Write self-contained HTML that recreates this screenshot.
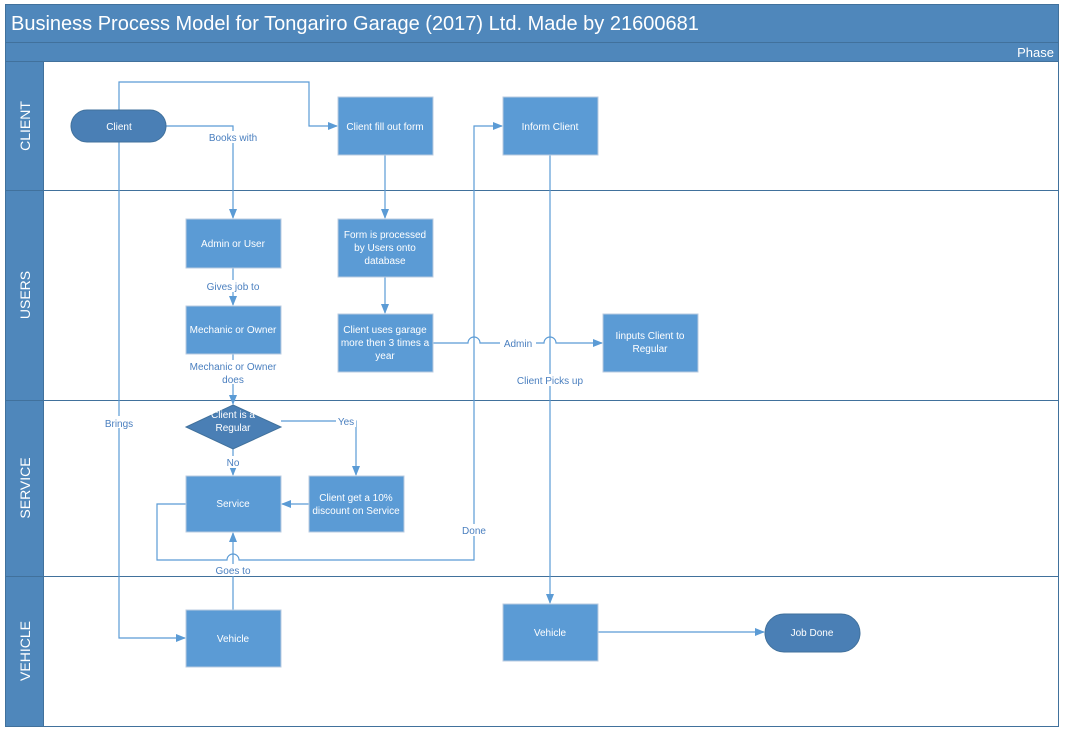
:::
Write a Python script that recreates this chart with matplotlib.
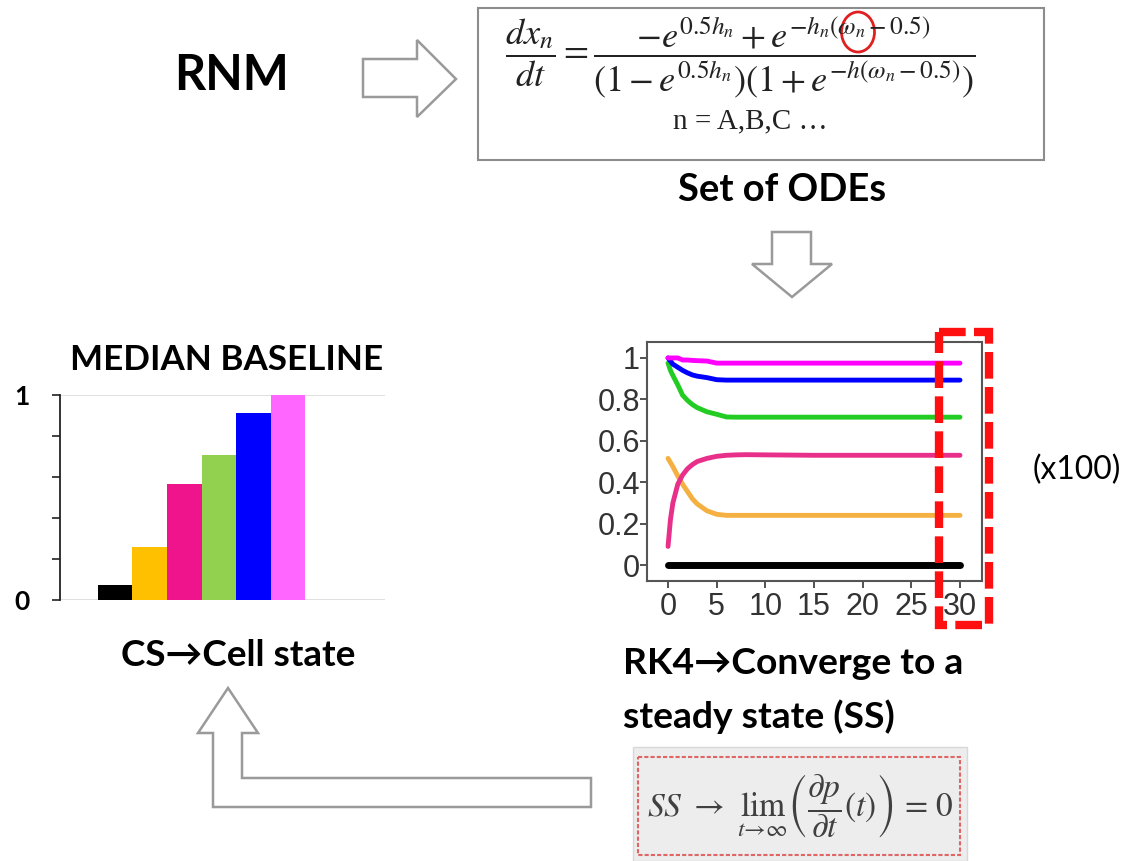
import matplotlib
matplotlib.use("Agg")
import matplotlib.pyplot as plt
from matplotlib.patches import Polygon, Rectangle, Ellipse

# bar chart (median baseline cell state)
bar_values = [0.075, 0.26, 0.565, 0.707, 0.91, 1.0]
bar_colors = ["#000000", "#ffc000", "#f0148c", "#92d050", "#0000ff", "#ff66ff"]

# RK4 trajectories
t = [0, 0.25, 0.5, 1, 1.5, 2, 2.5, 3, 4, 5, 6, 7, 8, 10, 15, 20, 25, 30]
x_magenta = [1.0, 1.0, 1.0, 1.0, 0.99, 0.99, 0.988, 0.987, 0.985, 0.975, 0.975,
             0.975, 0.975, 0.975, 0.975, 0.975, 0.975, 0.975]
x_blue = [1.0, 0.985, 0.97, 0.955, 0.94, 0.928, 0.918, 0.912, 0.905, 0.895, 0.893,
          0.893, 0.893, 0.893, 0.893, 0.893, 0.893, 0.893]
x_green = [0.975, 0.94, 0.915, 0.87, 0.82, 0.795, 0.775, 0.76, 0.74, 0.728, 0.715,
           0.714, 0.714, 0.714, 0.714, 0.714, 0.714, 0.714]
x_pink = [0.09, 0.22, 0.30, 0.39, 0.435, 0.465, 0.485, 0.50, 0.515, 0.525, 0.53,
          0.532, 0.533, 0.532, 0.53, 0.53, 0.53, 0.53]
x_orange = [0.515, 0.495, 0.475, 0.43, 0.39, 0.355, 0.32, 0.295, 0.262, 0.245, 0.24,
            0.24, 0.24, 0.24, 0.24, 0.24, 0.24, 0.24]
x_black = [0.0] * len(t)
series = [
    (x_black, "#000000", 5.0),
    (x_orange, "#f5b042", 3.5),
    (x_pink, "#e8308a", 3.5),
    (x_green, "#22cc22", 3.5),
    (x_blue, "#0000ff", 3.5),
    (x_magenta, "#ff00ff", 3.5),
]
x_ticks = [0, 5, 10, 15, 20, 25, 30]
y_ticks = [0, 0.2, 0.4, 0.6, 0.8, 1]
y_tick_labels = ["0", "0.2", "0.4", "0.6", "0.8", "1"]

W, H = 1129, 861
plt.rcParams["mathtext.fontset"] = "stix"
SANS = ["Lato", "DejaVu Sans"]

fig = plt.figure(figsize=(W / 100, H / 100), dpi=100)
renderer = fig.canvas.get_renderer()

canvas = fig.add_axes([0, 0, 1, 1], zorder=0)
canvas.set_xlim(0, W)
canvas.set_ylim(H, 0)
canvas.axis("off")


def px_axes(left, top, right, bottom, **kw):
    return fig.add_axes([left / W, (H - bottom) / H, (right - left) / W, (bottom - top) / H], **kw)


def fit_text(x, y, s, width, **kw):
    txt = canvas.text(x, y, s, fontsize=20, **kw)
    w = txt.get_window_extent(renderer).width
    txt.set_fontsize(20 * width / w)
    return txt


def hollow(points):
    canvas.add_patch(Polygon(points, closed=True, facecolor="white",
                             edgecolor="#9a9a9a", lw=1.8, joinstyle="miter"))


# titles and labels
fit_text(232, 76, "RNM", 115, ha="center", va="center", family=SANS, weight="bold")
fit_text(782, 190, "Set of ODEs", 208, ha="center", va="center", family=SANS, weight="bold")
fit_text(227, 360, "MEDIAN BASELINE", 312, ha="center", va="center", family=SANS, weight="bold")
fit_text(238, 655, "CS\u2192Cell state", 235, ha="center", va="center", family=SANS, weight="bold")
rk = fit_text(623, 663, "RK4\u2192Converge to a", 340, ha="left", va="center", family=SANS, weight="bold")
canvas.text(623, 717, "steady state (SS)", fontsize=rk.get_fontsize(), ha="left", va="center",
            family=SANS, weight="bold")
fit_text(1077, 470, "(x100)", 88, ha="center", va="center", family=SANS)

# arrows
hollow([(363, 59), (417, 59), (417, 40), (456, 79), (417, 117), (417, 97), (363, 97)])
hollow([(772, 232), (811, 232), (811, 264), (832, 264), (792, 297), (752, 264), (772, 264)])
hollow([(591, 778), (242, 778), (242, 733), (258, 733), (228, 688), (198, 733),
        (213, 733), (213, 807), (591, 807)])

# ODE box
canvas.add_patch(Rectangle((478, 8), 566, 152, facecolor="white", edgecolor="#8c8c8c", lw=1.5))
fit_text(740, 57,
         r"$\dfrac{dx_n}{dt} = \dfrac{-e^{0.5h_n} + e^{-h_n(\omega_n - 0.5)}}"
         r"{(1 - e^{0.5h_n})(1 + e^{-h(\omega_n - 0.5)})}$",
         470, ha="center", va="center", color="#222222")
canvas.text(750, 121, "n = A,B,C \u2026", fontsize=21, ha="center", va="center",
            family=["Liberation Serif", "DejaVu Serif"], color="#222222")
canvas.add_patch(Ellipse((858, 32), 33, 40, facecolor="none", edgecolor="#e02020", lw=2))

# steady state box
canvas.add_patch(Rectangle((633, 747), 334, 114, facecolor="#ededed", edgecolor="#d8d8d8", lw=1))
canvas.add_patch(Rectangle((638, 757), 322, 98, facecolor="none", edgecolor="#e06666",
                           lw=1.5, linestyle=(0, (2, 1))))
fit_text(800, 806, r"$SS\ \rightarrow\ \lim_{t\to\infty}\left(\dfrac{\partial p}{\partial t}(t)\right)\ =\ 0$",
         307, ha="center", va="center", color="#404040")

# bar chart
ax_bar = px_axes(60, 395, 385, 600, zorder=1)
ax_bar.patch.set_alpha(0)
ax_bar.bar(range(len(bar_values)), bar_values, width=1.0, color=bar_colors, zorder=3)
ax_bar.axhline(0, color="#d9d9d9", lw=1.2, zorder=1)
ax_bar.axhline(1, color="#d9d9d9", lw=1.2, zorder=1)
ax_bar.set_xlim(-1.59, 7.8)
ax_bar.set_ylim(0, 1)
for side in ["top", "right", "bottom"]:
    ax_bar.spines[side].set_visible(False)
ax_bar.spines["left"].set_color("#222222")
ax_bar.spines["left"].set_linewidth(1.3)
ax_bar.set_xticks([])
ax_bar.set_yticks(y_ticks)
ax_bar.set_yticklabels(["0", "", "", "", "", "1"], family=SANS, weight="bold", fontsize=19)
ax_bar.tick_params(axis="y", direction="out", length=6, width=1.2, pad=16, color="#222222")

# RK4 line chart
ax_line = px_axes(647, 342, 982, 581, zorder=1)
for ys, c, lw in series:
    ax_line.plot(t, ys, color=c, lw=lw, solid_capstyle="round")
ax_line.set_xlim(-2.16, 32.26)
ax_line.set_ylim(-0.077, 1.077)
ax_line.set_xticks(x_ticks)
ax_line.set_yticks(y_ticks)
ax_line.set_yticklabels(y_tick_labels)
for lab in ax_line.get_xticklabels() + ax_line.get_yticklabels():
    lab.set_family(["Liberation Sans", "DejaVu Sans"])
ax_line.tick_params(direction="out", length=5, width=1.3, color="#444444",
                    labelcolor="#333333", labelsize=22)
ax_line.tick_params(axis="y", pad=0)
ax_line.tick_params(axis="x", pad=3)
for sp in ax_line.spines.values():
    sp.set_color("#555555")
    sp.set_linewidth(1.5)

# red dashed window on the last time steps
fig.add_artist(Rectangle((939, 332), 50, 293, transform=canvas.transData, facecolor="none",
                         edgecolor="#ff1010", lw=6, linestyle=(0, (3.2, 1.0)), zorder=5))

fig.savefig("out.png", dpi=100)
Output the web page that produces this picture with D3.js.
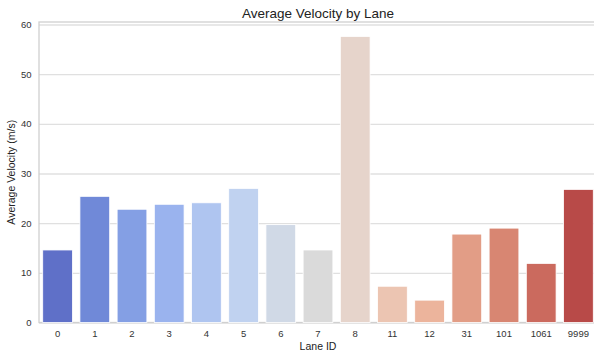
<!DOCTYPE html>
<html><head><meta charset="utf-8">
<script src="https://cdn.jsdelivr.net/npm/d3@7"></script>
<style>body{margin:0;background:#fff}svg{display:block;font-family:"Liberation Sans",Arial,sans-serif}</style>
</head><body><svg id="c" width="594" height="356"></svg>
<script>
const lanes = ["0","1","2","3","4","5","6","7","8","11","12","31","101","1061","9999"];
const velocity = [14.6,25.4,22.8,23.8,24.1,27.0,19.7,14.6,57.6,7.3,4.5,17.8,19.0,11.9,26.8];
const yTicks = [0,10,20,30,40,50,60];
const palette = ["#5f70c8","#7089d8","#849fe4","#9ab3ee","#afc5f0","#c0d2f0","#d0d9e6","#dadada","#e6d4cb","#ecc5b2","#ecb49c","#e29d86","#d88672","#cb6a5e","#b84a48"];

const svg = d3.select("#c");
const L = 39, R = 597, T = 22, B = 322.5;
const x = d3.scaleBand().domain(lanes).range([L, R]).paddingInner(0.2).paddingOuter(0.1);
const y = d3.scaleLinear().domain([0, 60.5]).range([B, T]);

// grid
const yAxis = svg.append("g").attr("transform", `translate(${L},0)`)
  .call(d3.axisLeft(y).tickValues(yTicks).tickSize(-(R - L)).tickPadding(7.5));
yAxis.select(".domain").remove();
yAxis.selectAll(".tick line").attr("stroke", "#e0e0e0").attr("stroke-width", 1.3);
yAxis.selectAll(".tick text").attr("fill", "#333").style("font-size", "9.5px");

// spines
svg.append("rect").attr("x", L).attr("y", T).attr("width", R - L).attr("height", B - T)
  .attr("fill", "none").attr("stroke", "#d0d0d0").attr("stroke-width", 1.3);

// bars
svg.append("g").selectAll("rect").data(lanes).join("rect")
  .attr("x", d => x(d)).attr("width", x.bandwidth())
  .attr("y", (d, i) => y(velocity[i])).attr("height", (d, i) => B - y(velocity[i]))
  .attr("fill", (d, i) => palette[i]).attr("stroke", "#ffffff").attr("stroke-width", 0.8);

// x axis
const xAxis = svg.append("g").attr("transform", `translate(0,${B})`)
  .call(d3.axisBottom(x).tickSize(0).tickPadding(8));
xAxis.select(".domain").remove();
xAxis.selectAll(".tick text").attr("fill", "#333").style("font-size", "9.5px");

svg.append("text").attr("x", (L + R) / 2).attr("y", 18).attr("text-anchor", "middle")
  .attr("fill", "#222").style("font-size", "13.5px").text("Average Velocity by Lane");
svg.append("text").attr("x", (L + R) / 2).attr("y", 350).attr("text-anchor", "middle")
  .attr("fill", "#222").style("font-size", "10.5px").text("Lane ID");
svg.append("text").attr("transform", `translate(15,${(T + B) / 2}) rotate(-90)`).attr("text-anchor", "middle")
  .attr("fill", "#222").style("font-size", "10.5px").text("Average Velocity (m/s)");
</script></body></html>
:::
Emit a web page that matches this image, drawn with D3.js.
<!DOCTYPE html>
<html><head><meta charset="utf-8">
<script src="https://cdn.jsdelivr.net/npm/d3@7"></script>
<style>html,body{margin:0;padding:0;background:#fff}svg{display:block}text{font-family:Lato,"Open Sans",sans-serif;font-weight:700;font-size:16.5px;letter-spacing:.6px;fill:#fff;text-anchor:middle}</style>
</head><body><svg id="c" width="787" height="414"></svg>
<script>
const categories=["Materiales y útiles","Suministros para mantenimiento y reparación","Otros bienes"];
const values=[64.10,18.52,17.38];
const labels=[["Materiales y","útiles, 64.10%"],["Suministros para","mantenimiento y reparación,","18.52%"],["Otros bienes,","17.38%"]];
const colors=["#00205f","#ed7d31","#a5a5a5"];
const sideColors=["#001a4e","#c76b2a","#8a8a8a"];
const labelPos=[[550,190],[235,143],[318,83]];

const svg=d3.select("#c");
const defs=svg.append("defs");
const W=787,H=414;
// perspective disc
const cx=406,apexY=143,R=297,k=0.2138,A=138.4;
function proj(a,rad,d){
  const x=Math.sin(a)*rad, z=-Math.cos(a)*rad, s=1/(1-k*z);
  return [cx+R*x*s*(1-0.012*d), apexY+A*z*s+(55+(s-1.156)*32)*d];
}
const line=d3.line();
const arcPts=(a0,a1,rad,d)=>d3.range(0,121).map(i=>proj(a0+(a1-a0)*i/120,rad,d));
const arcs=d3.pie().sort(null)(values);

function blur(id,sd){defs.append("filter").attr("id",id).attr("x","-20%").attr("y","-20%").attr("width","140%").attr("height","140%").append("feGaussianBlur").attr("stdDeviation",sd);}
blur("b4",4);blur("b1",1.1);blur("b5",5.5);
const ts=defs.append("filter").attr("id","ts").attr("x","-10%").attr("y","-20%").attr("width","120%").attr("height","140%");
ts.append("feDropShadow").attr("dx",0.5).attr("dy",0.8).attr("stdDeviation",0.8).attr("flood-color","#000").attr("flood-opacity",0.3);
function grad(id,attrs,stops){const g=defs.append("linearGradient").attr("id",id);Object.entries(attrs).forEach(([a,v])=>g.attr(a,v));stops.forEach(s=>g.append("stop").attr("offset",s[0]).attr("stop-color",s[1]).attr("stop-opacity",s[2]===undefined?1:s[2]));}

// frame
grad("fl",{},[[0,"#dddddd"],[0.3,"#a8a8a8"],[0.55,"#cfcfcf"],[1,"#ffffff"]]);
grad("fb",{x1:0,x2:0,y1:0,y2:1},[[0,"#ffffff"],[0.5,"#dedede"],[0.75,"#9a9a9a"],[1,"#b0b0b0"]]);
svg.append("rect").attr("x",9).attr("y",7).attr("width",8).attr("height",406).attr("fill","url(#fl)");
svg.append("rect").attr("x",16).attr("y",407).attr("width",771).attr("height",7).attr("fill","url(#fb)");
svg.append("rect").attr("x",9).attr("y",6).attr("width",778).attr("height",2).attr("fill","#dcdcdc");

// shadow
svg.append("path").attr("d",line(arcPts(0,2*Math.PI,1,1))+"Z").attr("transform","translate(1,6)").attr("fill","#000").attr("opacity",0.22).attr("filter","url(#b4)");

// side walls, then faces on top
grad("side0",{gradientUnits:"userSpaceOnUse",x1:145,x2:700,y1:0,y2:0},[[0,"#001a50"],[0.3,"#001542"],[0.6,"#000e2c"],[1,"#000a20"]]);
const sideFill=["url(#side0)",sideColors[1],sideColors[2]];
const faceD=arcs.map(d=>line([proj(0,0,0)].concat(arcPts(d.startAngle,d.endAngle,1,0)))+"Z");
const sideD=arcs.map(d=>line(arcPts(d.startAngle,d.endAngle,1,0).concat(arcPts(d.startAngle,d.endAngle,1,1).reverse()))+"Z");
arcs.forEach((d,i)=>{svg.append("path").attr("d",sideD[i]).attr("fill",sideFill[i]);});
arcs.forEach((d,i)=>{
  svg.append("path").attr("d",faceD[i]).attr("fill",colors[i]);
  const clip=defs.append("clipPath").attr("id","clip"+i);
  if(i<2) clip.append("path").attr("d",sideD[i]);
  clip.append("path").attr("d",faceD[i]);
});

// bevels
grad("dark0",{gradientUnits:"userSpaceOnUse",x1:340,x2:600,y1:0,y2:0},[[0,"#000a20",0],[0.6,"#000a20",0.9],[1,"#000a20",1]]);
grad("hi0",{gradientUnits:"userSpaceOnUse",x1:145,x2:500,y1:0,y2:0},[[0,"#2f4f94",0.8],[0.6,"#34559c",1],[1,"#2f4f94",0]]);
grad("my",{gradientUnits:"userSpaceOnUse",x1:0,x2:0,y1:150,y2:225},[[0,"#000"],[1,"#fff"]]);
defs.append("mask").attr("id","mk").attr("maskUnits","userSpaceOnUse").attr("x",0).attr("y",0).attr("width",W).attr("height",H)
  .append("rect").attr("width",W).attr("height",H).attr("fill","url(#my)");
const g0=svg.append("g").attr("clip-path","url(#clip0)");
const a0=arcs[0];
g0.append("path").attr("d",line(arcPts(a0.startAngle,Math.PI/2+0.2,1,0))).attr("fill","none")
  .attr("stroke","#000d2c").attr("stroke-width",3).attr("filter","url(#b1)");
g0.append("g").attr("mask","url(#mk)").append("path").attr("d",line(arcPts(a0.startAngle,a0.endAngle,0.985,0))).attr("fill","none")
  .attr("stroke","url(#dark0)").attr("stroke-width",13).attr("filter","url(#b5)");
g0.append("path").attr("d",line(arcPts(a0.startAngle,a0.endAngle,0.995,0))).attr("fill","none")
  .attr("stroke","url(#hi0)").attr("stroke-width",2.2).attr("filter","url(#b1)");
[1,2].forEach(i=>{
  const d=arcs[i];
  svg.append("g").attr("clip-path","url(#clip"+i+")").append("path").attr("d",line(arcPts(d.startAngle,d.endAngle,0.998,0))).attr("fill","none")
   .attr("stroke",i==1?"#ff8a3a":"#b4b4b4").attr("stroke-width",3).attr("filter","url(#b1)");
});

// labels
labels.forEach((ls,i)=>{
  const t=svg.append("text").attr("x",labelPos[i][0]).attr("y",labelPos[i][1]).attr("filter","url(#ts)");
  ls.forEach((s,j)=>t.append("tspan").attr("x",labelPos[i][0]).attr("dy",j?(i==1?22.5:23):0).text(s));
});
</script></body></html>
:::
Brief: Using the entries above, find all lines with "recreates". Copy them.

Task result:
Write self-contained HTML that recreates this screenshot.
Write a Python script that recreates this chart with matplotlib.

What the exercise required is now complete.